Why do I get two frequency spikes from a simple sin function via FFT in R?

Question

I learned about fourier transformation in mathematics classes and thought I had understood them. Now, I am trying to play around with R (statistical language) and interpret the results of a discrete FFT in practice. This is what I have done:

x = seq(0,1,by=0.1)
y = sin(2*pi*(x))

calcenergy <- function(x) Im(x) * Im(x) + Re(x) * Re(x)

fy <- fft(y)
plot(x, calcenergy(fy))

and get this plot:

If I understand this right, this represents the 'half' of the energy density spectrum. As the transformation is symmetric, I could just mirror all values to the negative values of x to get the full spectrum.

However, what I dont understand is, why I am getting two spikes? There is only a single sinus frequency in here. Is this an aliasing effect?

Also, I have no clue how to get the frequencies out of this plot.
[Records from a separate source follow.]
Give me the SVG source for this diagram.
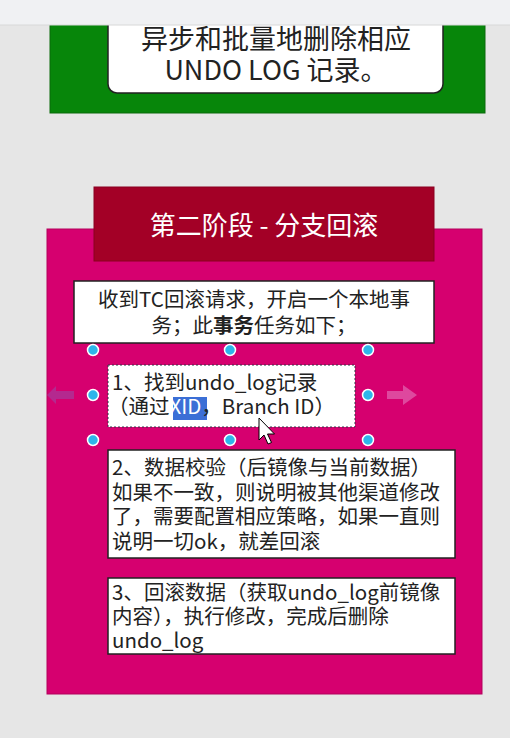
<svg xmlns="http://www.w3.org/2000/svg" width="510" height="738" viewBox="0 0 510 738">
<style>
  .t{font-family:"Noto Sans CJK SC","Liberation Sans",sans-serif;fill:#222}
  .box{fill:#fff;stroke:#222;stroke-width:1.5}
  .h{fill:#2eb5ea;stroke:#fff;stroke-width:1.5}
</style>
<rect x="0" y="0" width="510" height="738" fill="#e6e6e6"/>
<g id="stage1">
  <rect x="50" y="20" width="435" height="93" fill="#07860a" stroke="#0a6a0a" stroke-width="1"/>
  <rect x="108" y="0" width="335" height="93" rx="9" fill="#fff" stroke="#222" stroke-width="1.5"/>
  <text class="t" font-size="27" text-anchor="middle"><tspan x="276" y="49">异步和批量地删除相应</tspan><tspan x="276" y="80">UNDO LOG 记录。</tspan></text>
</g>
<rect x="0" y="0" width="510" height="25" fill="#f0f1f3"/>
<line x1="0" y1="25" x2="510" y2="25" stroke="#d8d8d8" stroke-width="1"/>
<g id="stage2">
  <rect x="47" y="229" width="435" height="465" fill="#d6006f" stroke="#b3005c" stroke-width="1"/>
  <rect x="94" y="187" width="340" height="74" fill="#a30026" stroke="#8a0020" stroke-width="1"/>
  <text x="264" y="235" font-size="26" text-anchor="middle" fill="#fff" font-family="Noto Sans CJK SC,Liberation Sans,sans-serif">第二阶段 - 分支回滚</text>
</g>
<g id="box0">
  <rect class="box" x="74" y="281" width="360" height="62"/>
  <text class="t" font-size="20.5" text-anchor="middle"><tspan x="254" y="307">收到TC回滚请求，开启一个本地事</tspan><tspan x="254" y="333">务；此<tspan font-weight="bold">事务</tspan>任务如下；</tspan></text>
</g>
<g id="connectors">
  <path d="M74 391 L56 391 L56 386 L47 395 L56 404 L56 399 L74 399 Z" fill="#a8379a" opacity="0.75"/>
  <path d="M387 391 L403 391 L403 385 L417 395 L403 405 L403 399 L387 399 Z" fill="#e05aaa" opacity="0.8"/>
</g>
<g id="box1">
  <rect x="108" y="365" width="247" height="62" fill="#fff" stroke="#334" stroke-width="1" stroke-dasharray="2,2"/>
  <rect x="173" y="397" width="34" height="23" fill="#3b6fd6"/>
  <text class="t" font-size="20.5"><tspan x="112" y="390">1、找到undo_log记录</tspan><tspan x="108" y="414">（通过<tspan fill="#fff">XID</tspan>，Branch ID）</tspan></text>
</g>
<g id="handles">
  <circle class="h" cx="93" cy="350" r="5.5"/>
  <circle class="h" cx="230" cy="350" r="5.5"/>
  <circle class="h" cx="368" cy="350" r="5.5"/>
  <circle class="h" cx="93" cy="395" r="5.5"/>
  <circle class="h" cx="368" cy="395" r="5.5"/>
  <circle class="h" cx="93" cy="440" r="5.5"/>
  <circle class="h" cx="230" cy="440" r="5.5"/>
  <circle class="h" cx="368" cy="440" r="5.5"/>
</g>
<g id="cursor">
  <path d="M259 418 L259 440 L264 435 L268 444 L271.5 442.5 L267.5 434 L274.5 434 Z" fill="#fff" stroke="#000" stroke-width="1"/>
</g>
<g id="box2">
  <rect class="box" x="108" y="450" width="347" height="108"/>
  <text class="t" font-size="20.5"><tspan x="112" y="475">2、数据校验（后镜像与当前数据）</tspan><tspan x="112" y="500">如果不一致，则说明被其他渠道修改</tspan><tspan x="112" y="524">了，需要配置相应策略，如果一直则</tspan><tspan x="112" y="549">说明一切ok，就差回滚</tspan></text>
</g>
<g id="box3">
  <rect class="box" x="108" y="578" width="347" height="76"/>
  <text class="t" font-size="20.5"><tspan x="112" y="600">3、回滚数据（获取undo_log前镜像</tspan><tspan x="112" y="624">内容），执行修改，完成后删除</tspan><tspan x="112" y="648">undo_log</tspan></text>
</g>
</svg>
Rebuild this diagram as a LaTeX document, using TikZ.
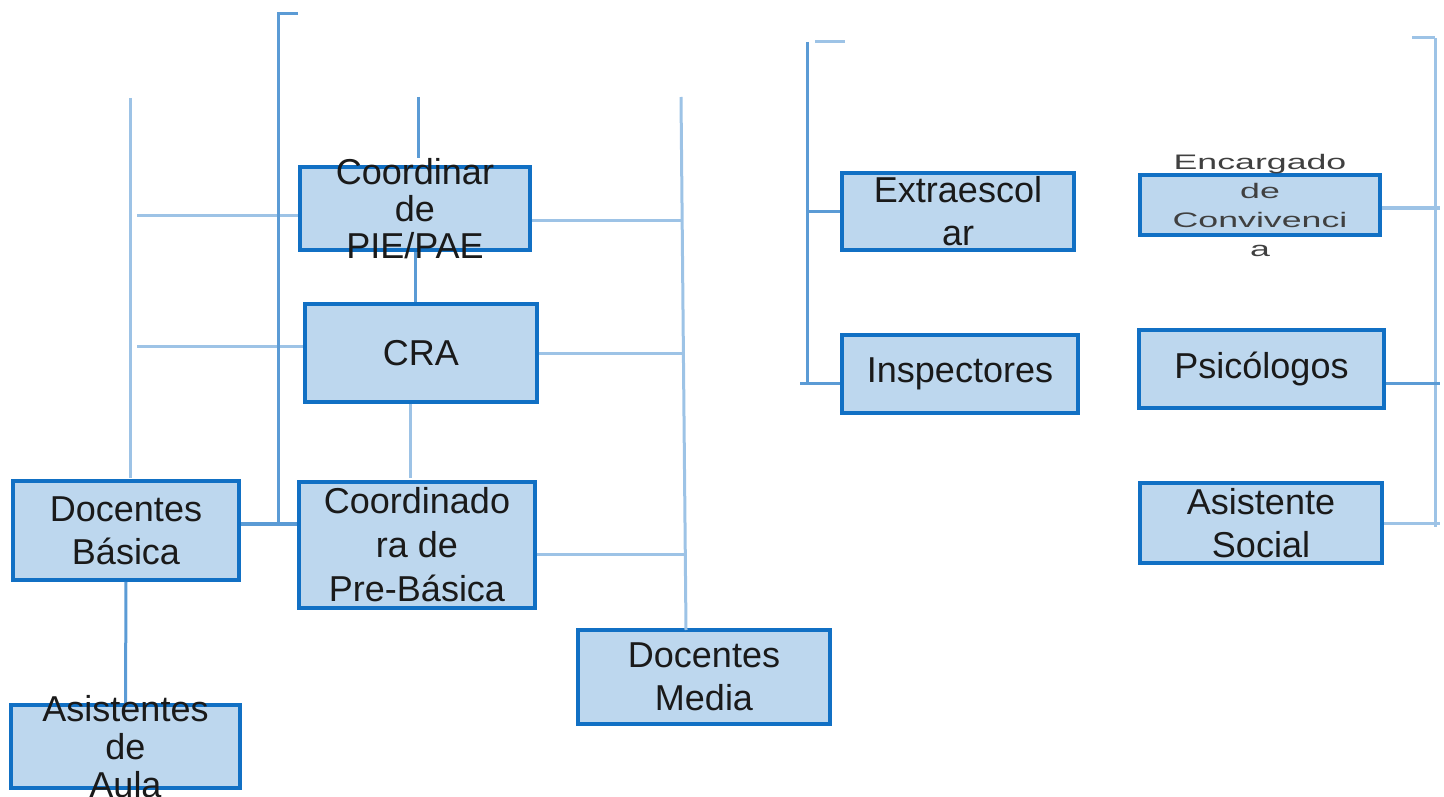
\documentclass[tikz,border=0pt]{standalone}
\usepackage{fontspec}
\setmainfont{Liberation Sans}
\newfontfamily\widefont[FakeStretch=1.7]{Liberation Sans}
\definecolor{boxfill}{HTML}{BDD7EE}
\definecolor{boxline}{HTML}{1170C4}
\definecolor{lightline}{HTML}{9DC3E6}
\definecolor{midline}{HTML}{5B9BD5}
\definecolor{ink}{HTML}{1A1A1A}
\tikzset{
  box/.style={draw=boxline,fill=boxfill,line width=3.5pt,inner sep=0pt},
  txt/.style={align=center,inner sep=0pt,text=ink,font=\fontsize{36}{#1}\selectfont},
  txt/.default=43,
  light/.style={draw=lightline,line width=3pt},
  mid/.style={draw=midline,line width=3pt}
}
\begin{document}
\begin{tikzpicture}[x=1pt,y=-1pt]
\useasboundingbox (0,0) rectangle (1444,797);
\coordinate (A) at (130,98);
\coordinate (B) at (130,478);
\coordinate (C) at (137,215);
\coordinate (D) at (137,346);
\coordinate (E) at (278,524);
\coordinate (F) at (298,14);
\coordinate (G) at (278,14);
\coordinate (H) at (418,97);
\coordinate (I) at (418,158);
\coordinate (K) at (410,478);
\coordinate (L) at (681,97);
\coordinate (M) at (686,630);
\coordinate (N) at (681,220);
\coordinate (O) at (684,353);
\coordinate (P) at (686,554);
\coordinate (Q) at (808,211);
\coordinate (QQ) at (807,42);
\coordinate (QT) at (815,42);
\coordinate (QU) at (845,42);
\coordinate (R) at (800,383);
\coordinate (RR) at (807,383);
\coordinate (S) at (1440,208);
\coordinate (SS) at (1435,38);
\coordinate (ST) at (1412,38);
\coordinate (SU) at (1435,527);
\coordinate (T) at (1440,383);
\coordinate (U) at (1440,523);
% cajas
\node[box,minimum width=230,minimum height=83] (pie) at (415,208.5) {};
\node[box,minimum width=232,minimum height=98] (cra) at (421,353) {};
\node[box,minimum width=236,minimum height=126] (pre) at (417,545) {};
\node[box,minimum width=226,minimum height=99] (basica) at (126,530.5) {};
\node[box,minimum width=229,minimum height=83] (aula) at (125.5,746.5) {};
\node[box,minimum width=252,minimum height=94] (media) at (704,677) {};
\node[box,minimum width=232,minimum height=77] (extra) at (958,211.5) {};
\node[box,minimum width=236,minimum height=78] (insp) at (960,374) {};
\node[box,minimum width=240,minimum height=60] (conv) at (1260,205) {};
\node[box,minimum width=245,minimum height=78] (psico) at (1261.5,369) {};
\node[box,minimum width=242,minimum height=80] (social) at (1261,523) {};
% lineas
\foreach \a/\b in {A/B,L/M,QT/QU,ST/SS,SS/SU}
	\draw[light] (\a)--(\b);
\draw[light] (C)--(C -| pie.west);
\draw[light] (D)--(D -| cra.west);
\draw[light] (K |- cra.south)--(K);
\draw[light] (pie.east |- N)--(N);
\draw[light] (cra.east |- O)--(O);
\draw[light] (pre.east |- P)--(P);
\draw[light] (conv.east |- S)--(S);
\draw[light] (social.east |- U)--(U);
\draw[mid] (F)--(G)--(E);
\draw[mid,line width=4pt] (basica.east |- E)--(pre.west |- E);
\draw[mid] (H)--(I);
\draw[mid] (pie.south)--(pie.south |- cra.north);
\draw[mid] (basica.south)--(aula.north);
\draw[mid] (QQ)--(RR);
\draw[mid] (Q)--(Q -| extra.west);
\draw[mid] (R)--(R -| insp.west);
\draw[mid] (psico.east |- T)--(T);
% textos
\node[txt=37] at (pie) {Coordinar\\de\\PIE/PAE};
\node[txt] at (cra) {CRA};
\node[txt=44] at (pre) {Coordinado\\ra de\\Pre-Básica};
\node[txt] at (basica) {Docentes\\Básica};
\node[txt=38] at (aula) {Asistentes\\de\\Aula};
\node[txt] at (media) {Docentes\\Media};
\node[txt] at (extra) {Extraescol\\ar};
\node[txt] at (insp) {Inspectores};
\node[txt,text=black!75,font=\widefont\fontsize{21}{29}\selectfont] at (conv) {Encargado\\de\\Convivenci\\a};
\node[txt] at (psico) {Psicólogos};
\node[txt] at (social) {Asistente\\Social};
\end{tikzpicture}
\end{document}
Lets assume the units of the sinus function were seconds, is the peak at 1.0 in the density spectrum 1Hz then?

Again: I understand the theory behind FFT; the practical application is the problem :).

Thanks for any help!

Answer 1

For a purely real input signal of N points you get a complex output of N points with complex conjugate symmetry about N/2. You can ignore the output points above N/2, since they provide no useful additional information for a real input signal, but if you do plot them you will see the aforementioned symmetry, and for a single sine wave you will see peaks at bins n and N - n. (Note: you can think of the upper N/2 bins as representing negative frequencies.) In summary, for a real input signal of N points, you get N/2 useful complex output bins from the FFT, which represent frequencies from DC (0 Hz) to Nyquist (Fs / 2).

Answer 2

To get frequencies from the result of an FFT you need to know the sample rate of the data that was input to the FFT and the length of the FFT. The center frequency of each bin is the bin index times the sample rate divided by the length of the FFT. Thus you will get frequencies from DC (0 Hz) to Fs/2 at the halfway bin.

The second half of the FFT results are just complex conjugates of the first for real data inputs. The reason is that the imaginary portions of complex conjugates cancel, which is required to represent a summed result with zero imaginary content, e.g. strictly real.